Despite higher rates of cardiovascular disease, African Americans have a more favorable lipid profile. The purpose of the study was to examine the association between plasma lipid concentrations and insulin resistance in African Americans and to determine if insulin resistance is present at a lower triglyceride (TG) threshold than is used for metabolic syndrome criteria.
Data were examined on 185 non-diabetic African American men (N=61) and women (N=124), mean 39.8 years. Measurements included blood pressure, anthropometrics, oral glucose tolerance test, and insulin sensitivity (M), by insulin clamp.

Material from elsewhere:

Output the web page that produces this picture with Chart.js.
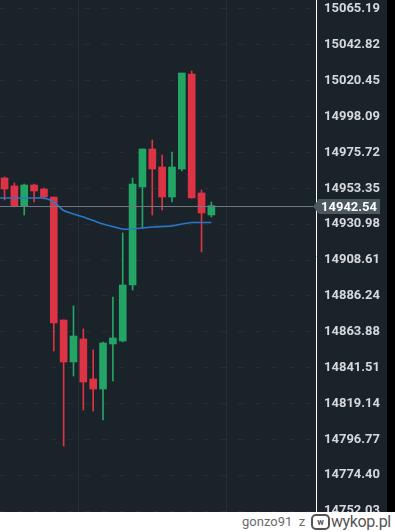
<!DOCTYPE html>
<html>
<head>
<meta charset="utf-8">
<script src="https://cdn.jsdelivr.net/npm/chart.js@4.4.1/dist/chart.umd.min.js"></script>
<style>
    html, body { margin: 0; padding: 0; background: #fff; }
    #wrap { width: 395px; height: 512px; background: #000; position: relative; }
    #priceChart { display: block; }
    .footer {
        height: 20px; width: 395px; position: relative; overflow: hidden;
        font-family: Roboto, "Noto Sans", sans-serif; color: #6b6b6b;
    }
    .footer .user { position: absolute; left: 242px; top: 2px; font-size: 13px; }
    .footer .logo {
        position: absolute; left: 311px; top: 2px; width: 19px; height: 16px;
        border: 2px solid #555; border-radius: 5px; box-sizing: border-box;
        font-size: 9px; font-weight: bold; text-align: center; line-height: 12px; color: #555;
    }
    .footer .site { position: absolute; left: 331px; top: 0px; font-size: 16px; color: #555; letter-spacing: -0.4px; }
</style>
</head>
<body>
<div id="wrap"><canvas id="priceChart" width="387" height="512"></canvas></div>
<div class="footer">
    <span class="user">gonzo91&nbsp;&nbsp;z</span>
    <span class="logo">w</span>
    <span class="site">wykop.pl</span>
</div>
<script>
// candles, oldest first
const opens  = [14959.78, 14954.79, 14942.31, 14955.41, 14952.91, 14947.92, 14871.20, 14845.01, 14859.35, 14834.40, 14828.16,
                14856.23, 14858.10, 14893.03, 14954.16, 14977.86, 14966.64, 14947.92, 14965.39, 15024.65, 14950.42, 14936.70];
const highs  = [14960.40, 14956.66, 14956.03, 14956.03, 14953.54, 14947.92, 14871.20, 14879.94, 14865.59, 14852.49, 14857.48,
                14885.55, 14925.47, 14959.78, 14977.86, 14983.48, 14974.12, 14975.99, 15025.27, 15026.52, 14952.29, 14944.81];
const lows   = [14946.05, 14941.70, 14936.70, 14944.81, 14946.68, 14851.87, 14792.61, 14836.27, 14815.07, 14814.44, 14808.83,
                14833.15, 14857.48, 14889.92, 14928.59, 14936.70, 14939.82, 14944.81, 14964.14, 14947.30, 14913.62, 14935.45];
const closes = [14952.91, 14942.31, 14955.41, 14951.67, 14947.92, 14869.33, 14845.01, 14861.22, 14832.53, 14828.16, 14856.86,
                14859.98, 14893.03, 14956.03, 14977.86, 14965.39, 14947.92, 14966.64, 15025.27, 14947.30, 14937.94, 14942.54];
// moving average, first value belongs to the candle just left of the view
const maValues = [14947.30, 14947.30, 14947.30, 14947.30, 14947.30, 14947.30, 14944.81, 14939.50, 14937.32, 14935.45, 14933.27,
                  14931.08, 14929.52, 14927.96, 14927.96, 14928.59, 14929.21, 14929.52, 14929.84, 14931.08, 14932.02, 14932.02, 14932.02];
const yTicks = [15065.19, 15042.82, 15020.45, 14998.09, 14975.72, 14953.35, 14930.98, 14908.61,
                14886.24, 14863.88, 14841.51, 14819.14, 14796.77, 14774.40, 14752.03];
const xGridTicks = [0, 15];
const lastPrice = 14942.54;

const UP = '#23a566';
const DOWN = '#dc3445';
const BG = '#1a2329';

const candleColors = opens.map((o, i) => closes[i] >= o ? UP : DOWN);

const bgPlugin = {
    id: 'bg',
    beforeDraw(chart) {
        const ctx = chart.ctx;
        ctx.save();
        ctx.fillStyle = BG;
        ctx.fillRect(0, 0, chart.width, chart.height);
        ctx.restore();
    }
};

const lastPricePlugin = {
    id: 'lastPrice',
    afterDatasetsDraw(chart) {
        const ctx = chart.ctx;
        const area = chart.chartArea;
        const y = Math.round(chart.scales.y.getPixelForValue(lastPrice)) + 0.5;
        ctx.save();
        ctx.strokeStyle = '#6f787e';
        ctx.lineWidth = 1;
        ctx.beginPath();
        ctx.moveTo(area.left, y);
        ctx.lineTo(area.right - 3, y);
        ctx.stroke();

        const x0 = area.right - 3;
        ctx.fillStyle = '#4c5860';
        ctx.beginPath();
        ctx.moveTo(x0, y);
        ctx.lineTo(x0 + 6, y - 7.5);
        ctx.lineTo(x0 + 67, y - 7.5);
        ctx.lineTo(x0 + 67, y + 7.5);
        ctx.lineTo(x0 + 6, y + 7.5);
        ctx.closePath();
        ctx.fill();

        ctx.fillStyle = '#ffffff';
        ctx.font = 'bold 13px Roboto';
        ctx.textBaseline = 'middle';
        ctx.fillText(lastPrice.toFixed(2), x0 + 8, y + 1);
        ctx.restore();
    }
};

const ctxPrice = document.getElementById('priceChart').getContext('2d');
new Chart(ctxPrice, {
    data: {
        datasets: [
            {
                type: 'line',
                data: maValues.map((v, i) => ({ x: i - 1, y: v })),
                borderColor: '#2a78c8',
                borderWidth: 1.6,
                pointRadius: 0,
                tension: 0.2,
                order: 0
            },
            {
                type: 'bar',
                data: highs.map((h, i) => ({ x: i, y: [lows[i], h] })),
                backgroundColor: candleColors,
                barThickness: 1,
                grouped: false,
                order: 2
            },
            {
                type: 'bar',
                data: opens.map((o, i) => ({ x: i, y: [o, closes[i]] })),
                backgroundColor: candleColors,
                barThickness: 7,
                grouped: false,
                order: 1
            }
        ]
    },
    options: {
        responsive: false,
        animation: false,
        layout: { padding: 0 },
        plugins: { legend: { display: false }, tooltip: { enabled: false } },
        scales: {
            x: {
                type: 'linear',
                min: -0.46,
                max: 31.62,
                offset: false,
                afterBuildTicks: (scale) => { scale.ticks = xGridTicks.map(v => ({ value: v })); },
                afterFit: (scale) => {
                    scale.height = 0;
                    scale.paddingLeft = 0;
                    scale.paddingRight = 0;
                },
                ticks: { display: false },
                border: { display: false },
                grid: { color: 'rgba(255,255,255,0.06)', drawTicks: false }
            },
            y: {
                position: 'right',
                min: 14751.44,
                max: 15070.8,
                afterBuildTicks: (scale) => { scale.ticks = yTicks.map(v => ({ value: v })); },
                afterFit: (scale) => {
                    scale.width = 71;
                    scale.paddingTop = 0;
                    scale.paddingBottom = 0;
                },
                ticks: {
                    color: '#d5d9dc',
                    padding: 8,
                    font: { family: 'Roboto', size: 13, weight: 'bold' },
                    callback: (v) => Number(v).toFixed(2)
                },
                border: { display: true, color: '#ffffff', width: 1, dash: [5, 12] },
                grid: { color: 'rgba(255,255,255,0.06)', drawTicks: false }
            }
        }
    },
    plugins: [bgPlugin, lastPricePlugin]
});
</script>
</body>
</html>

The relationship between lipids and insulin sensitivity was analyzed by correlation analysis and by comparing triglyceride levels among tertiles of M.
Despite relatively low mean TG (87.8 ± 55.2 mg/dL), there were statistically significant correlations of M with TG (r = -.23, P<0.002), high density lipoprotein cholesterol (HDL-C; r =.19, P < 0.01)), and TG/HDL-C ratio (r = -.23, P<0.002). The correlations were strongest in men. Subjects with TG in an intermediate range (110-149 mg/dL) had insulin resistance equivalent to the high TG group (≥ 150 mg/dL).
In African Americans, triglyceride levels below the current metabolic syndrome threshold criterion are associated with insulin resistance.